** BEGIN TASK INPUTS **

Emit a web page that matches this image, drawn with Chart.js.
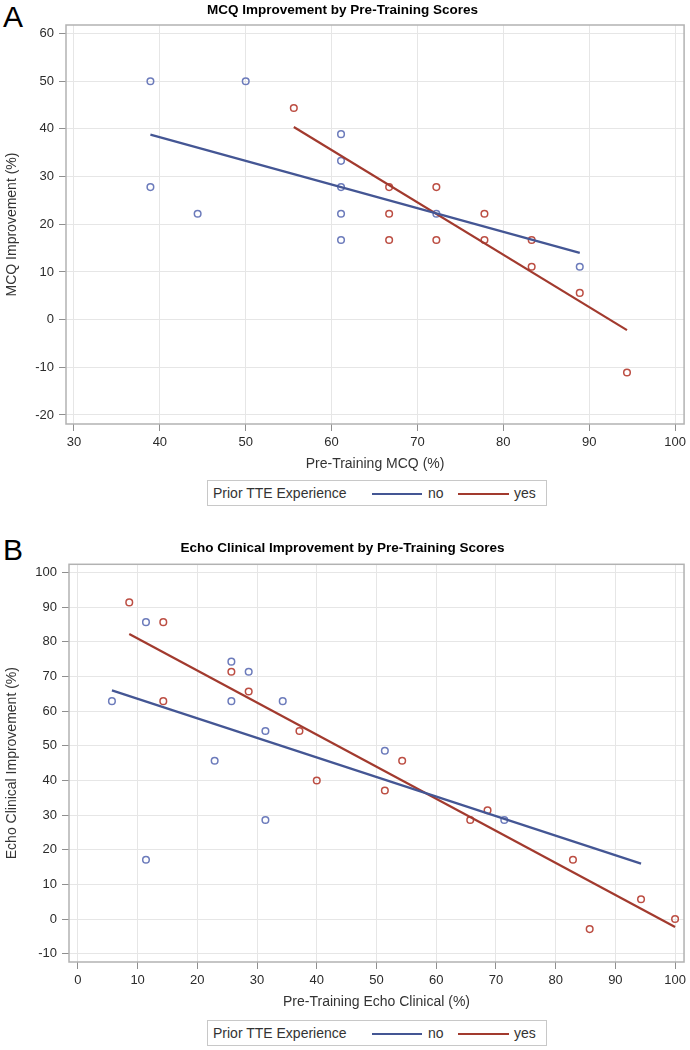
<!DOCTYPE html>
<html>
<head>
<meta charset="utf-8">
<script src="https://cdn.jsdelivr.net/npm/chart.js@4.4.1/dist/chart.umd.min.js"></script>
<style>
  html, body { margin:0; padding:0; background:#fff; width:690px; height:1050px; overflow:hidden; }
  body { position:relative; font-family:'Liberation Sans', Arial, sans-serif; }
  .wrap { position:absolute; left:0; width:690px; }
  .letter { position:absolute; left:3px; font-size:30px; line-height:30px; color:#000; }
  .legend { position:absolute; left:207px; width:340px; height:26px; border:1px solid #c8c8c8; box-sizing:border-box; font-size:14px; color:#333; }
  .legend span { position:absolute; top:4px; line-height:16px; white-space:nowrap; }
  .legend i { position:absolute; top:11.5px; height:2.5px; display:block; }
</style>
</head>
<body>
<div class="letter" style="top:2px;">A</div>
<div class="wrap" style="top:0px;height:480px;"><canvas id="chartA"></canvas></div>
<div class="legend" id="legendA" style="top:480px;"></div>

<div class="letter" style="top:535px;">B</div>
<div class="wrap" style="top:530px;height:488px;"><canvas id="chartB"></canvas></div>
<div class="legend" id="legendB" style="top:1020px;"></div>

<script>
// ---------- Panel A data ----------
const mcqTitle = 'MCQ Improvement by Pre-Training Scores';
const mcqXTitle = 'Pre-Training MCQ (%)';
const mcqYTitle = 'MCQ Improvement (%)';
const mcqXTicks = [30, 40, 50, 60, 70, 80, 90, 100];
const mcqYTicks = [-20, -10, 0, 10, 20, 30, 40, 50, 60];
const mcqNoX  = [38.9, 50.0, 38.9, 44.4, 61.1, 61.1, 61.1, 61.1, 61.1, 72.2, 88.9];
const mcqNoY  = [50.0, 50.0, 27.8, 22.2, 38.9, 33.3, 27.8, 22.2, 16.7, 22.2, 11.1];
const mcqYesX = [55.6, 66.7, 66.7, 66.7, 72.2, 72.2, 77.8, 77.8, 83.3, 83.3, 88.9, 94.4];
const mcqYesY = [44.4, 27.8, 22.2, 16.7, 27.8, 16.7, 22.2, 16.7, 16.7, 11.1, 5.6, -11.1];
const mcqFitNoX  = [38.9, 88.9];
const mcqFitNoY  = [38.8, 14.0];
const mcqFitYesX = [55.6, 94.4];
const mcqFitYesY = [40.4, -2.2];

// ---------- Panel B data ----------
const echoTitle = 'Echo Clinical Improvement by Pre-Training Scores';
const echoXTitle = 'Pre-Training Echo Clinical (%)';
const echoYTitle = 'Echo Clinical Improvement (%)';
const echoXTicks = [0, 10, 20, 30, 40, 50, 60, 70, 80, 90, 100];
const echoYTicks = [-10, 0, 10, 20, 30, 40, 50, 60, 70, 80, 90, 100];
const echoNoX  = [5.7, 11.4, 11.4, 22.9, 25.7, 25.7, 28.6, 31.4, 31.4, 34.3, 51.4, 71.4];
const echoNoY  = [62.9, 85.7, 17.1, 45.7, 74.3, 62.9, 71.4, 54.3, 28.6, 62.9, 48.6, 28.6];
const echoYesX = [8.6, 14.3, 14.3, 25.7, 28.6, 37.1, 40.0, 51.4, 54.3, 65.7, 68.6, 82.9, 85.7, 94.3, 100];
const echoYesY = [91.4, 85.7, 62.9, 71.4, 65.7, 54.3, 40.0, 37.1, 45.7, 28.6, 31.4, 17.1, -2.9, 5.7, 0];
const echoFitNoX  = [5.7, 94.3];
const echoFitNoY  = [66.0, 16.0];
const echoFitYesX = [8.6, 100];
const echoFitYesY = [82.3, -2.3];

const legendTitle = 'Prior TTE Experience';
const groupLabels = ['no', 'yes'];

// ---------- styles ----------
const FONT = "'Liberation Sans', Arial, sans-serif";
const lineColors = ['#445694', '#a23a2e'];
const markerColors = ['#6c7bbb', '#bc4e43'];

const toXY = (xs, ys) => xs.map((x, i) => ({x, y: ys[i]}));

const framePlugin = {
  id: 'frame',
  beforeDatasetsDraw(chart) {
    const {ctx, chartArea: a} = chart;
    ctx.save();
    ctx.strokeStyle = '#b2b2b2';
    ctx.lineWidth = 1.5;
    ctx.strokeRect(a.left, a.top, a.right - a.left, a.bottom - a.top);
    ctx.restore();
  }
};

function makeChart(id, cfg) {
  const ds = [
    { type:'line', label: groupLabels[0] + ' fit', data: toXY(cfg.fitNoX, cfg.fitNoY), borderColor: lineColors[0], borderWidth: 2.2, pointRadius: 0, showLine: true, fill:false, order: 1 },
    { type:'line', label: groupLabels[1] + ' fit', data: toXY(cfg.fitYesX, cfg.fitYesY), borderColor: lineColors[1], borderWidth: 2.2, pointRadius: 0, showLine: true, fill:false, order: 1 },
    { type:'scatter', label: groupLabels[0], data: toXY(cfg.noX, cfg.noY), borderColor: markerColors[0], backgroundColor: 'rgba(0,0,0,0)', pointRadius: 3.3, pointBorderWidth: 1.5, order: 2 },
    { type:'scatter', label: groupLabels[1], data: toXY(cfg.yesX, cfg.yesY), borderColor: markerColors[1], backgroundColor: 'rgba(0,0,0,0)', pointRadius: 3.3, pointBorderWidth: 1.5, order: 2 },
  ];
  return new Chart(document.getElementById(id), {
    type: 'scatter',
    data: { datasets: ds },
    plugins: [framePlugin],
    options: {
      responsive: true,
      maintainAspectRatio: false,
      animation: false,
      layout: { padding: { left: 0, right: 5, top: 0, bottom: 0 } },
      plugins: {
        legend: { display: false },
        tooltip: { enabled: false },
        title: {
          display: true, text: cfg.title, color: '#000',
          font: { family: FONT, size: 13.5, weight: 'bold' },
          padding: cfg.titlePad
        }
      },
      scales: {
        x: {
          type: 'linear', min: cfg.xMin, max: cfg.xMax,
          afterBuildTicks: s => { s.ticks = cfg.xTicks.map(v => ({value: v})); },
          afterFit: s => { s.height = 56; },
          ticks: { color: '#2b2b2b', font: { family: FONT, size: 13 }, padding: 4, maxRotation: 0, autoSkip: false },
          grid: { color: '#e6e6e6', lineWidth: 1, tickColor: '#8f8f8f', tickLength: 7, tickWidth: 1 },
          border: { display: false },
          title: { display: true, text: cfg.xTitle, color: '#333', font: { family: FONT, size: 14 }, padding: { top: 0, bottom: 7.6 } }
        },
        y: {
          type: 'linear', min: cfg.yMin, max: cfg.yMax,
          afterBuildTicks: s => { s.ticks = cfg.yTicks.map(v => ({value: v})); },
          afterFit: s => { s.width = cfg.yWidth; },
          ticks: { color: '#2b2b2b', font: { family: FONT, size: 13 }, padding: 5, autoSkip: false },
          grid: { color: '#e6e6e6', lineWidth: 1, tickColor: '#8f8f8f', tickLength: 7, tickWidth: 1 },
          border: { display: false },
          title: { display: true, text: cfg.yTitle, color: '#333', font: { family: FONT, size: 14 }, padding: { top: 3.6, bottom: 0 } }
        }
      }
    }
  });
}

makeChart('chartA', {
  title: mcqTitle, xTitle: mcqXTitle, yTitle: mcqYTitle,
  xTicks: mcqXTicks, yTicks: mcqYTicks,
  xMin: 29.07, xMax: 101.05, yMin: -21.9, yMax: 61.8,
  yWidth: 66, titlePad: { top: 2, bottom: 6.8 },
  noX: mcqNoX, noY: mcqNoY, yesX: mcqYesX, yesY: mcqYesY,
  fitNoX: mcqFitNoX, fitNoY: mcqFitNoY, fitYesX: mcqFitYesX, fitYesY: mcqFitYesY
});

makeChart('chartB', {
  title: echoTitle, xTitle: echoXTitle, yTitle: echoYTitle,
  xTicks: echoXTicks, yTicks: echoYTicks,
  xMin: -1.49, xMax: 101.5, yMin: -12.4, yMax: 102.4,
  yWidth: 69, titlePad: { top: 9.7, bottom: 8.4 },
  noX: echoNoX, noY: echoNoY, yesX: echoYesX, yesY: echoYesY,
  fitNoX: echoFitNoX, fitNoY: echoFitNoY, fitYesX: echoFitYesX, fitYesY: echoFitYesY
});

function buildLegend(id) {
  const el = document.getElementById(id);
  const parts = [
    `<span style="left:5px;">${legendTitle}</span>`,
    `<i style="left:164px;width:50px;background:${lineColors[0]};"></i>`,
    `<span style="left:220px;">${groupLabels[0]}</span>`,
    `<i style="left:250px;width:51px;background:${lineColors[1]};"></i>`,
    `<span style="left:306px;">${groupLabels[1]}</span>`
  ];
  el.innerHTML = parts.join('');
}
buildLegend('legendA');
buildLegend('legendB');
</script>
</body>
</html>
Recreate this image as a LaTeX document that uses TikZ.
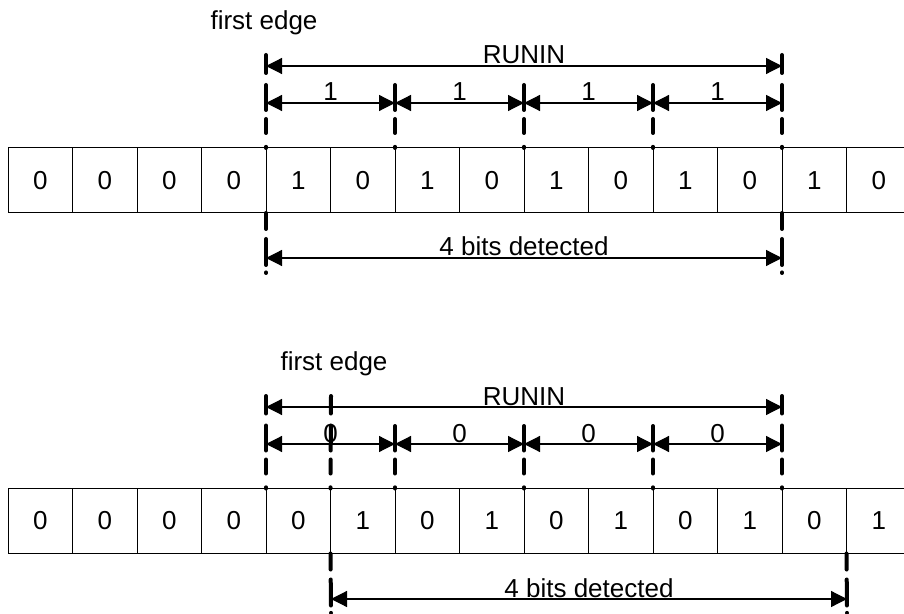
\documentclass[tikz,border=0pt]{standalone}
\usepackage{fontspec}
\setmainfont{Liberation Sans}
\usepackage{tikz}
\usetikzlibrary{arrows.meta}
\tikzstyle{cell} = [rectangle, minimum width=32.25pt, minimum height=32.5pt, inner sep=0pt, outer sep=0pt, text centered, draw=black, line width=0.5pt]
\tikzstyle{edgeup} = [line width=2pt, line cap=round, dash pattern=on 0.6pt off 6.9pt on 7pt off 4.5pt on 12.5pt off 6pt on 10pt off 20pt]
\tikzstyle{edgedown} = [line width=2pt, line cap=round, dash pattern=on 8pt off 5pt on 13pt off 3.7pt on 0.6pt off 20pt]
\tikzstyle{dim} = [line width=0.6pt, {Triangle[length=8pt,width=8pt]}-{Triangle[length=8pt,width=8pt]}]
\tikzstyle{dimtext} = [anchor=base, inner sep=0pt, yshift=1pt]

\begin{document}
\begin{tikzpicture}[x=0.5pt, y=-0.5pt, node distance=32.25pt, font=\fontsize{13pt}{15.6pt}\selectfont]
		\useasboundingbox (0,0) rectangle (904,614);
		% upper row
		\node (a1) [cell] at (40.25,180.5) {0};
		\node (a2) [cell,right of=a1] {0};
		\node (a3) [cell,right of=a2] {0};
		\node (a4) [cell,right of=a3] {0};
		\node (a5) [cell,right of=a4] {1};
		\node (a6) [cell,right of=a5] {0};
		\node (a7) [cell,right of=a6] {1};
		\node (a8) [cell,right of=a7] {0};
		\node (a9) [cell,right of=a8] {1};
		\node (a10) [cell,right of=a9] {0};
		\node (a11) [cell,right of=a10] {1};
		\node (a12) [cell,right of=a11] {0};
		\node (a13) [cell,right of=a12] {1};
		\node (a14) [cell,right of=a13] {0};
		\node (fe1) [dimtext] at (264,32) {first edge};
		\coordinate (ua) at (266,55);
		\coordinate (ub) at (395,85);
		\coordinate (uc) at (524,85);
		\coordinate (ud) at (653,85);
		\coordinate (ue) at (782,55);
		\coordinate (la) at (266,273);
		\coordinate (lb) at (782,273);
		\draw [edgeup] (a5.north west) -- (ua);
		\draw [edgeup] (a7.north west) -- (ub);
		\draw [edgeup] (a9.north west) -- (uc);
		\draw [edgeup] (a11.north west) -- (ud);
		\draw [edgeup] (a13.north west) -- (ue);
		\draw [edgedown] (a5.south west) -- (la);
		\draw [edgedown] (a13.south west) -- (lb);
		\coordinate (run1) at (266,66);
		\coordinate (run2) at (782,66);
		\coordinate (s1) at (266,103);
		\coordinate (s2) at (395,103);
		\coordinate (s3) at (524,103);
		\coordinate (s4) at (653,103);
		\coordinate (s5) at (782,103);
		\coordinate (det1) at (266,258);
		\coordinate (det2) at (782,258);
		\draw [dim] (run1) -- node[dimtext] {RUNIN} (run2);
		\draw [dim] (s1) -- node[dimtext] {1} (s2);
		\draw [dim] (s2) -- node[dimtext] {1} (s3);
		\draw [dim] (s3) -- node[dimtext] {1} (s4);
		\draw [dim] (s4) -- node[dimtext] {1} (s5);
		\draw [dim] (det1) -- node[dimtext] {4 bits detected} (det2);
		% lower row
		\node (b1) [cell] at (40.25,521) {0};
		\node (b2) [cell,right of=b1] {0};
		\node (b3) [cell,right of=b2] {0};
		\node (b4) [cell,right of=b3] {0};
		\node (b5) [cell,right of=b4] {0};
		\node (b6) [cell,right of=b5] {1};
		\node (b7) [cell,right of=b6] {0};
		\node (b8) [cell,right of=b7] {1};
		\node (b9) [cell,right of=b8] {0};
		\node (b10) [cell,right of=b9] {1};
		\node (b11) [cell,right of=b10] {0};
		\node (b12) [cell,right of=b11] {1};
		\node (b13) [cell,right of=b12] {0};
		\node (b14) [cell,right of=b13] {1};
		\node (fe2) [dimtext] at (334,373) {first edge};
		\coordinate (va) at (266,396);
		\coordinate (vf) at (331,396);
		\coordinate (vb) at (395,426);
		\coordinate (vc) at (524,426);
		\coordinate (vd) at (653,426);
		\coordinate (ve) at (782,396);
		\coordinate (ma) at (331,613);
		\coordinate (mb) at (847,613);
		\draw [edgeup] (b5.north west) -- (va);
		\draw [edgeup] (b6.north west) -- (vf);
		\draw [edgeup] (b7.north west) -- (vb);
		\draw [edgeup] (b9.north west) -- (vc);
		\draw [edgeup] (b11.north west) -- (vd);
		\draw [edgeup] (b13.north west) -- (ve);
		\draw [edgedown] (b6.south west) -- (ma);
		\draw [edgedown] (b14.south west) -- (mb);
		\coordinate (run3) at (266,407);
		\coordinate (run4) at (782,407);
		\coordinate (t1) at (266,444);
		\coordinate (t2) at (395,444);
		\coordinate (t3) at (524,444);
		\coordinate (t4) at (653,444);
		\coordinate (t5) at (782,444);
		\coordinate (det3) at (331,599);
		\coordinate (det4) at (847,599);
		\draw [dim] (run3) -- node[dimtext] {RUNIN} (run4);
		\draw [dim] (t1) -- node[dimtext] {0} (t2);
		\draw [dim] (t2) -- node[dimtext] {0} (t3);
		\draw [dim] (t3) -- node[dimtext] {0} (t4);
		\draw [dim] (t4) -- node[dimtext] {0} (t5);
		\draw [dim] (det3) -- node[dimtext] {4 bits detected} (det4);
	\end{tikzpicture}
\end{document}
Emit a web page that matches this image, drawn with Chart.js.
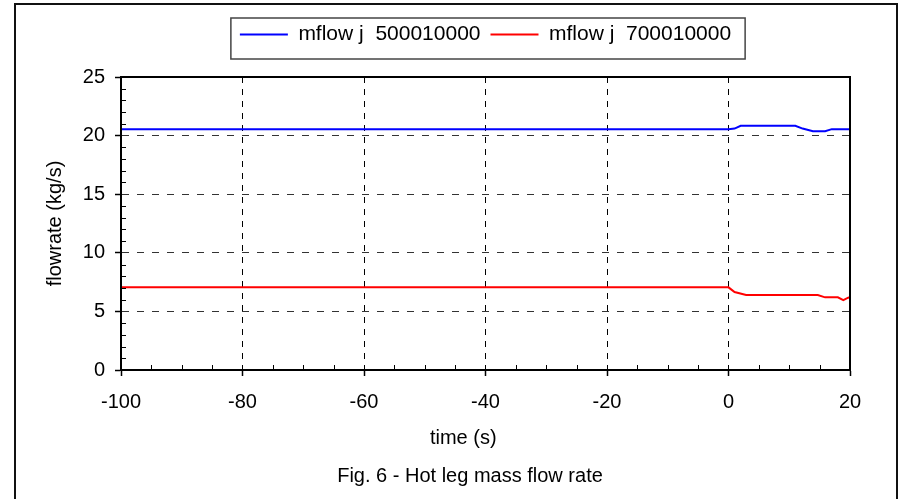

** END TASK INPUTS **

▶ TASK STATEMENT
Could the lines from the top of the material through the line with "const mcqFitYesY = [40.4, -2.2];" be repeated exactly, pictures left out?

▶ SOLUTION TO THIS PROBLEM
Emit a web page that matches this image, drawn with Chart.js.
<!DOCTYPE html>
<html>
<head>
<meta charset="utf-8">
<script src="https://cdn.jsdelivr.net/npm/chart.js@4.4.1/dist/chart.umd.min.js"></script>
<style>
  html, body { margin:0; padding:0; background:#fff; width:690px; height:1050px; overflow:hidden; }
  body { position:relative; font-family:'Liberation Sans', Arial, sans-serif; }
  .wrap { position:absolute; left:0; width:690px; }
  .letter { position:absolute; left:3px; font-size:30px; line-height:30px; color:#000; }
  .legend { position:absolute; left:207px; width:340px; height:26px; border:1px solid #c8c8c8; box-sizing:border-box; font-size:14px; color:#333; }
  .legend span { position:absolute; top:4px; line-height:16px; white-space:nowrap; }
  .legend i { position:absolute; top:11.5px; height:2.5px; display:block; }
</style>
</head>
<body>
<div class="letter" style="top:2px;">A</div>
<div class="wrap" style="top:0px;height:480px;"><canvas id="chartA"></canvas></div>
<div class="legend" id="legendA" style="top:480px;"></div>

<div class="letter" style="top:535px;">B</div>
<div class="wrap" style="top:530px;height:488px;"><canvas id="chartB"></canvas></div>
<div class="legend" id="legendB" style="top:1020px;"></div>

<script>
// ---------- Panel A data ----------
const mcqTitle = 'MCQ Improvement by Pre-Training Scores';
const mcqXTitle = 'Pre-Training MCQ (%)';
const mcqYTitle = 'MCQ Improvement (%)';
const mcqXTicks = [30, 40, 50, 60, 70, 80, 90, 100];
const mcqYTicks = [-20, -10, 0, 10, 20, 30, 40, 50, 60];
const mcqNoX  = [38.9, 50.0, 38.9, 44.4, 61.1, 61.1, 61.1, 61.1, 61.1, 72.2, 88.9];
const mcqNoY  = [50.0, 50.0, 27.8, 22.2, 38.9, 33.3, 27.8, 22.2, 16.7, 22.2, 11.1];
const mcqYesX = [55.6, 66.7, 66.7, 66.7, 72.2, 72.2, 77.8, 77.8, 83.3, 83.3, 88.9, 94.4];
const mcqYesY = [44.4, 27.8, 22.2, 16.7, 27.8, 16.7, 22.2, 16.7, 16.7, 11.1, 5.6, -11.1];
const mcqFitNoX  = [38.9, 88.9];
const mcqFitNoY  = [38.8, 14.0];
const mcqFitYesX = [55.6, 94.4];
const mcqFitYesY = [40.4, -2.2];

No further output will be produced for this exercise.